International flavor also showed up through wartime songs, film music, and standards that traveled across borders. 1943 popular music could move from Broadway Oklahoma territory to Latin orchestra glamour to British wartime sentiment without changing the radio dial too aggressively.
- Brazil (Aquarela do Brasil) – Xavier Cugat
- Brazil (Aquarela do Brasil) – Jimmy Dorsey
- Besame Mucho – Jimmy Dorsey
- Perfidia – Xavier Cugat
- Amor – Xavier Cugat
- As Time Goes By – Rudy Vallee
- As Time Goes By – Jacques Renard and His Orchestra
Novelty, Morale Songs, and Records with a Wink
1943 needed humor.
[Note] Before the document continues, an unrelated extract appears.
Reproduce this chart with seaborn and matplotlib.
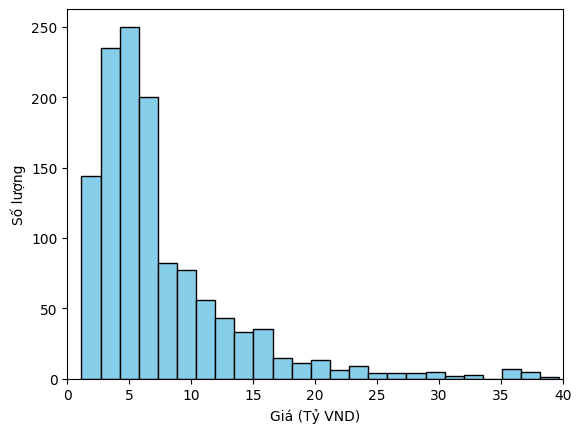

The year had plenty of sentimental songs, patriotic songs, and romantic ballads, but it also had records with comic energy and novelty appeal. Pistol Packin’ Mama was one of the clearest examples, crossing from country into mainstream pop with a title and hook built to stick.
Louis Jordan’s records also brought comedy into R&B and jump blues. What’s the Use of Getting Sober (When You Gonna Get Drunk Again) had a title that did half the work before the band started. Wartime listeners needed songs that could make them laugh without pretending everything was fine. Music did not end the war, but it helped people get through Tuesday.
- Pistol Packin’ Mama – Al Dexter and His Troopers
- Pistol Packin’ Mama – Bing Crosby and The Andrews Sisters
- What’s the Use of Getting Sober (When You Gonna Get Drunk Again) – Louis Jordan and His Tympany Five
- That’ll Just ‘Bout Knock Me Out – Louis Jordan
- Johnny Zero – The Song Spinners
- Comin’ in on a Wing and a Prayer – The Song Spinners
- Praise the Lord and Pass the Ammunition – Kay Kyser
- Shoo-Shoo Baby – Ella Mae Morse
More Must-have 1943 hits:
- Stormy Weather – Lena Horne
- Why Don’t You Do Right? – Benny Goodman with Peggy Lee
- Comin’ in on a Wing and a Prayer – The Song Spinners
- Sunday, Monday or Always – Bing Crosby
- Praise the Lord and Pass the Ammunition – Kay Kyser
- There’s a Star-Spangled Banner Waving Somewhere – Jimmy Wakely
- Evil Gal Blues – Dinah Washington
Overlap note: Several 1943 songs naturally belong in more than one category. You’ll Never Know is a movie song, a wartime ballad, and a crooner standard. People Will Say We’re in Love belongs to Broadway history, vocal pop, and the rise of Rodgers and Hammerstein. Don’t Get Around Much Anymore fits jazz, vocal-group pop, and Duke Ellington’s broader legacy. Pistol Packin’ Mama works as country, novelty, wartime entertainment, and crossover pop. That is what makes 1943 such a useful PCM year: the songs were not sitting neatly in boxes. They were too busy being remembered.